### Data extract
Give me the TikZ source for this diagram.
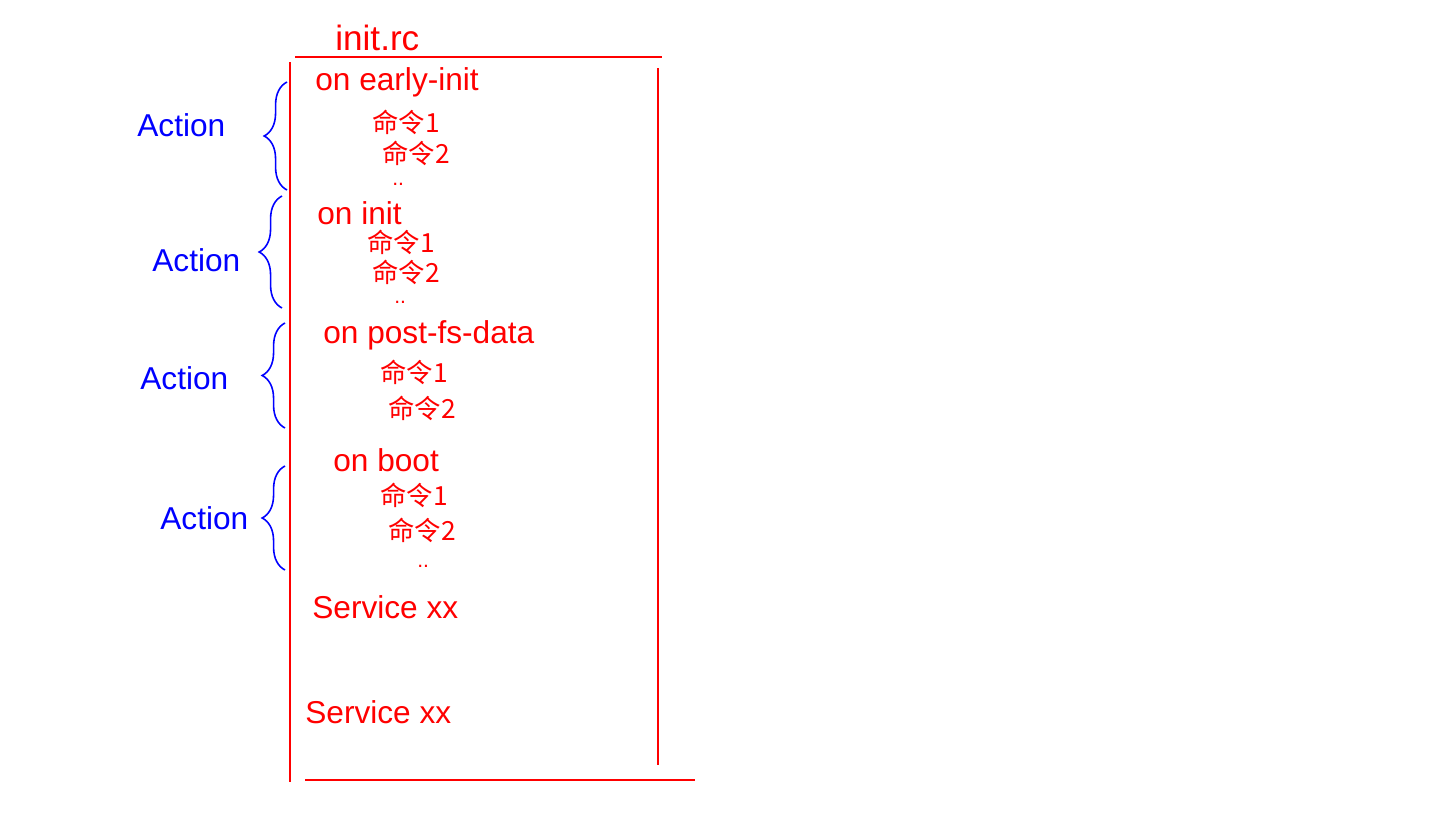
\documentclass[tikz,border=0pt]{standalone}
\usepackage{fontspec}
\setmainfont{Liberation Sans}
\newfontfamily\cjk{Noto Sans CJK SC}
\usetikzlibrary{decorations.pathreplacing}

\begin{document}
\begin{tikzpicture}[x=0.02cm,y=-0.02cm,
  rc/.style={text=red,font=\fontsize{18}{22}\selectfont,anchor=west,inner sep=0pt},
  cmd/.style={text=red,font=\cjk\fontsize{15}{18}\selectfont,anchor=west,inner sep=0pt},
  dots/.style={text=red,font=\fontsize{12}{14}\selectfont,anchor=west,inner sep=0pt},
  act/.style={text=blue,font=\fontsize{18}{22}\selectfont,anchor=west,inner sep=0pt},
  brc/.style={draw=blue,line width=0.9pt,decorate,decoration={brace,amplitude=13pt}}]
\useasboundingbox (0,0) rectangle (1440,818);

% the file box
\draw[red,line width=0.9pt] (295,57)--(662,57);
\draw[red,line width=0.9pt] (290,62)--(290,782);
\draw[red,line width=0.9pt] (658,68)--(658,765);
\draw[red,line width=0.9pt] (305,780)--(695,780);
\node[rc,font=\fontsize{20}{24}\selectfont] (title) at (335,38) {init.rc};

% on early-init
\node[rc] (ei) at (315,82) {on early-init};
\node[cmd] (ei1) at (372,122) {命令1};
\node[cmd] (ei2) at (382,153) {命令2};
\node[dots] (eid) at (392,184) {..};

% on init
\node[rc] (in) at (317,213) {on init};
\node[cmd] (in1) at (367,242) {命令1};
\node[cmd] (in2) at (372,272) {命令2};
\node[dots] (ind) at (394,302) {..};

% on post-fs-data
\node[rc] (pf) at (323,335) {on post-fs-data};
\node[cmd] (pf1) at (380,372) {命令1};
\node[cmd] (pf2) at (388,408) {命令2};

% on boot
\node[rc] (bt) at (333,460) {on boot};
\node[cmd] (bt1) at (380,495) {命令1};
\node[cmd] (bt2) at (388,530) {命令2};
\node[dots] (btd) at (417,566) {..};

% services
\node[rc] (sv1) at (312,607) {Service xx};
\node[rc] (sv2) at (305,712) {Service xx};

% actions
\coordinate (b1s) at (287,190);
\coordinate (b1e) at (287,82);
\coordinate (b2s) at (282,308);
\coordinate (b2e) at (282,196);
\coordinate (b3s) at (285,428);
\coordinate (b3e) at (285,323);
\coordinate (b4s) at (285,570);
\coordinate (b4e) at (285,466);
\draw[brc] (b1s) -- (b1e);
\draw[brc] (b2s) -- (b2e);
\draw[brc] (b3s) -- (b3e);
\draw[brc] (b4s) -- (b4e);
\node[act] (a1) at (137,125) {Action};
\node[act] (a2) at (152,260) {Action};
\node[act] (a3) at (140,378) {Action};
\node[act] (a4) at (160,518) {Action};
\end{tikzpicture}
\end{document}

### The exercise
Leave out the pictures. Transcribe only the lines above, from the first through the one that contains "(0,0) rectangle (1440,818);".

### Solution for this exercise
Give me the TikZ source for this diagram.
\documentclass[tikz,border=0pt]{standalone}
\usepackage{fontspec}
\setmainfont{Liberation Sans}
\newfontfamily\cjk{Noto Sans CJK SC}
\usetikzlibrary{decorations.pathreplacing}

\begin{document}
\begin{tikzpicture}[x=0.02cm,y=-0.02cm,
  rc/.style={text=red,font=\fontsize{18}{22}\selectfont,anchor=west,inner sep=0pt},
  cmd/.style={text=red,font=\cjk\fontsize{15}{18}\selectfont,anchor=west,inner sep=0pt},
  dots/.style={text=red,font=\fontsize{12}{14}\selectfont,anchor=west,inner sep=0pt},
  act/.style={text=blue,font=\fontsize{18}{22}\selectfont,anchor=west,inner sep=0pt},
  brc/.style={draw=blue,line width=0.9pt,decorate,decoration={brace,amplitude=13pt}}]
\useasboundingbox (0,0) rectangle (1440,818);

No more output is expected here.